*RECORDED INFORMATION*:
>> START
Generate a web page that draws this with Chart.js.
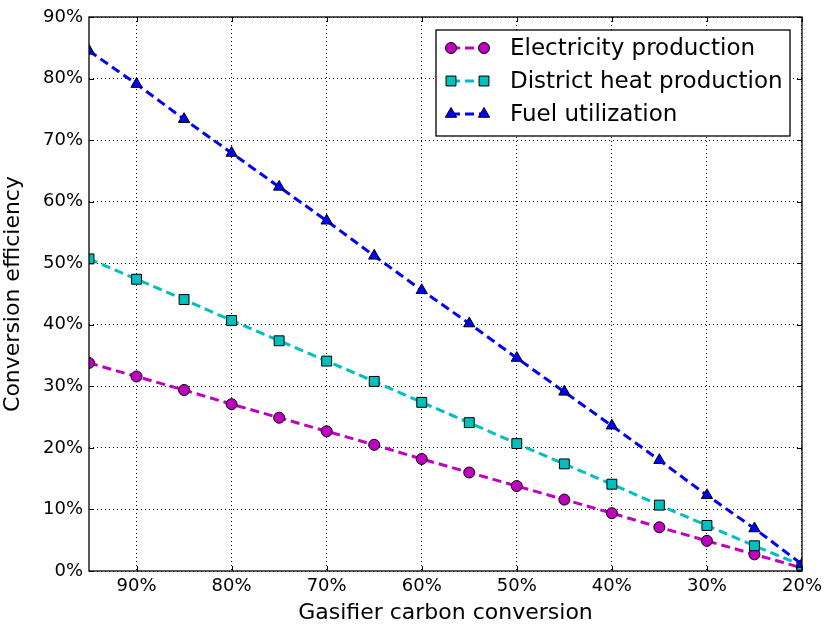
<!DOCTYPE html>
<html>
<head>
<meta charset="utf-8">
<script src="https://cdn.jsdelivr.net/npm/chart.js@4/dist/chart.umd.min.js"></script>
<style>
html,body{margin:0;padding:0;background:#fff;}
#wrap{width:827px;height:626px;position:relative;}
</style>
</head>
<body>
<div id="wrap"><canvas id="c" width="827" height="626"></canvas></div>
<script>
const conversion = [95, 90, 85, 80, 75, 70, 65, 60, 55, 50, 45, 40, 35, 30, 25, 20];
const electricity = [33.8, 31.6, 29.4, 27.1, 24.9, 22.7, 20.5, 18.2, 16.0, 13.8, 11.6, 9.4, 7.1, 4.9, 2.7, 0.5];
const districtHeat = [50.7, 47.4, 44.1, 40.7, 37.4, 34.1, 30.8, 27.4, 24.1, 20.7, 17.4, 14.1, 10.7, 7.4, 4.1, 0.9];
const fuelUtilization = [84.5, 79.1, 73.4, 67.9, 62.4, 56.9, 51.2, 45.6, 40.2, 34.6, 29.1, 23.6, 18.0, 12.3, 6.9, 1.1];
const xTicks = [90, 80, 70, 60, 50, 40, 30, 20];
const yTicks = [0, 10, 20, 30, 40, 50, 60, 70, 80, 90];
const seriesNames = ['Electricity production', 'District heat production', 'Fuel utilization'];

const FONT = "'DejaVu Sans', sans-serif";
const toPts = arr => arr.map((v, i) => ({x: conversion[i], y: v}));

const styles = [
  {color: '#bf00bf', pointStyle: 'circle', radius: 5.5},
  {color: '#00bfbf', pointStyle: 'rect', radius: 7},
  {color: '#0000ff', pointStyle: 'triangle', radius: 6.5}
];
const seriesData = [electricity, districtHeat, fuelUtilization];
const DASH = [9, 5];
const LW = 3;

const datasets = seriesData.map((d, i) => ({
  label: seriesNames[i],
  data: toPts(d),
  borderColor: styles[i].color,
  backgroundColor: styles[i].color,
  pointBackgroundColor: styles[i].color,
  pointBorderColor: '#000',
  pointBorderWidth: 1,
  pointStyle: styles[i].pointStyle,
  pointRadius: styles[i].radius,
  pointHoverRadius: styles[i].radius,
  borderWidth: LW,
  borderDash: DASH,
  tension: 0,
  fill: false,
  clip: 0,
  order: 3 - i
}));

const framePlugin = {
  id: 'frame',
  afterDraw(chart) {
    const ctx = chart.ctx;
    const a = chart.chartArea;
    const xs = chart.scales.x, ys = chart.scales.y;
    ctx.save();
    ctx.strokeStyle = '#000';
    ctx.lineWidth = 1;
    ctx.setLineDash([]);
    const tl = 5;
    ctx.beginPath();
    xTicks.forEach(v => {
      const px = Math.round(xs.getPixelForValue(v)) + 0.5;
      ctx.moveTo(px, a.bottom); ctx.lineTo(px, a.bottom - tl);
      ctx.moveTo(px, a.top); ctx.lineTo(px, a.top + tl);
    });
    yTicks.forEach(v => {
      const py = Math.round(ys.getPixelForValue(v)) + 0.5;
      ctx.moveTo(a.left, py); ctx.lineTo(a.left + tl, py);
      ctx.moveTo(a.right, py); ctx.lineTo(a.right - tl, py);
    });
    ctx.stroke();
    ctx.lineWidth = 1.3;
    ctx.strokeRect(a.left, a.top, a.right - a.left, a.bottom - a.top);

    const bx = a.right - 366, by = a.top + 13, bw = 354, bh = 106;
    ctx.fillStyle = '#fff';
    ctx.fillRect(bx, by, bw, bh);
    ctx.lineWidth = 1.3;
    ctx.strokeRect(bx, by, bw, bh);
    chart.data.datasets.forEach((ds, i) => {
      const cy = by + 18 + i * 33;
      const x1 = bx + 15, x2 = bx + 48;
      ctx.save();
      ctx.strokeStyle = ds.borderColor;
      ctx.lineWidth = LW;
      ctx.setLineDash(DASH);
      ctx.beginPath();
      ctx.moveTo(x1, cy); ctx.lineTo(x2, cy);
      ctx.stroke();
      ctx.restore();
      [x1, x2].forEach(px => {
        ctx.save();
        ctx.fillStyle = ds.pointBackgroundColor;
        ctx.strokeStyle = '#000';
        ctx.lineWidth = 1;
        Chart.helpers.drawPoint(ctx, {pointStyle: ds.pointStyle, radius: ds.pointRadius, borderWidth: 1, rotation: 0}, px, cy);
        ctx.restore();
      });
      ctx.fillStyle = '#000';
      ctx.font = '23px ' + FONT;
      ctx.textAlign = 'left';
      ctx.textBaseline = 'middle';
      ctx.fillText(ds.label, bx + 74, cy + 1);
    });
    ctx.restore();
  }
};

new Chart(document.getElementById('c'), {
  type: 'line',
  data: {datasets},
  options: {
    responsive: false,
    animation: false,
    events: [],
    layout: {padding: {top: 17, right: 23, left: 0, bottom: 0}},
    plugins: {legend: {display: false}, tooltip: {enabled: false}},
    scales: {
      x: {
        type: 'linear',
        reverse: true,
        min: 20, max: 95,
        afterBuildTicks: s => { s.ticks = xTicks.map(v => ({value: v})); },
        afterFit: s => { s.height = 55; },
        grid: {color: '#000', lineWidth: 1, drawTicks: false},
        border: {display: false, dash: [1, 3]},
        ticks: {
          color: '#000', padding: 5, maxRotation: 0,
          font: {family: FONT, size: 18},
          callback: v => v + '%'
        },
        title: {display: true, text: 'Gasifier carbon conversion', color: '#000',
          font: {family: FONT, size: 22}, padding: {top: 0, bottom: 0}}
      },
      y: {
        type: 'linear',
        min: 0, max: 90,
        afterBuildTicks: s => { s.ticks = yTicks.map(v => ({value: v})); },
        afterFit: s => { s.width = 89; },
        grid: {color: '#000', lineWidth: 1, drawTicks: false},
        border: {display: false, dash: [1, 3]},
        ticks: {
          color: '#000', padding: 6,
          font: {family: FONT, size: 18},
          callback: v => v + '%'
        },
        title: {display: true, text: 'Conversion efficiency', color: '#000',
          font: {family: FONT, size: 22}, padding: {top: 0, bottom: 0}}
      }
    }
  },
  plugins: [framePlugin]
});
</script>
</body>
</html>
>> END
With the pictures left out, restate word for word every line of the data above, from the first down to the line that contains "const toPts = arr".

Generate a web page that draws this with Chart.js.
<!DOCTYPE html>
<html>
<head>
<meta charset="utf-8">
<script src="https://cdn.jsdelivr.net/npm/chart.js@4/dist/chart.umd.min.js"></script>
<style>
html,body{margin:0;padding:0;background:#fff;}
#wrap{width:827px;height:626px;position:relative;}
</style>
</head>
<body>
<div id="wrap"><canvas id="c" width="827" height="626"></canvas></div>
<script>
const conversion = [95, 90, 85, 80, 75, 70, 65, 60, 55, 50, 45, 40, 35, 30, 25, 20];
const electricity = [33.8, 31.6, 29.4, 27.1, 24.9, 22.7, 20.5, 18.2, 16.0, 13.8, 11.6, 9.4, 7.1, 4.9, 2.7, 0.5];
const districtHeat = [50.7, 47.4, 44.1, 40.7, 37.4, 34.1, 30.8, 27.4, 24.1, 20.7, 17.4, 14.1, 10.7, 7.4, 4.1, 0.9];
const fuelUtilization = [84.5, 79.1, 73.4, 67.9, 62.4, 56.9, 51.2, 45.6, 40.2, 34.6, 29.1, 23.6, 18.0, 12.3, 6.9, 1.1];
const xTicks = [90, 80, 70, 60, 50, 40, 30, 20];
const yTicks = [0, 10, 20, 30, 40, 50, 60, 70, 80, 90];
const seriesNames = ['Electricity production', 'District heat production', 'Fuel utilization'];

const FONT = "'DejaVu Sans', sans-serif";
const toPts = arr => arr.map((v, i) => ({x: conversion[i], y: v}));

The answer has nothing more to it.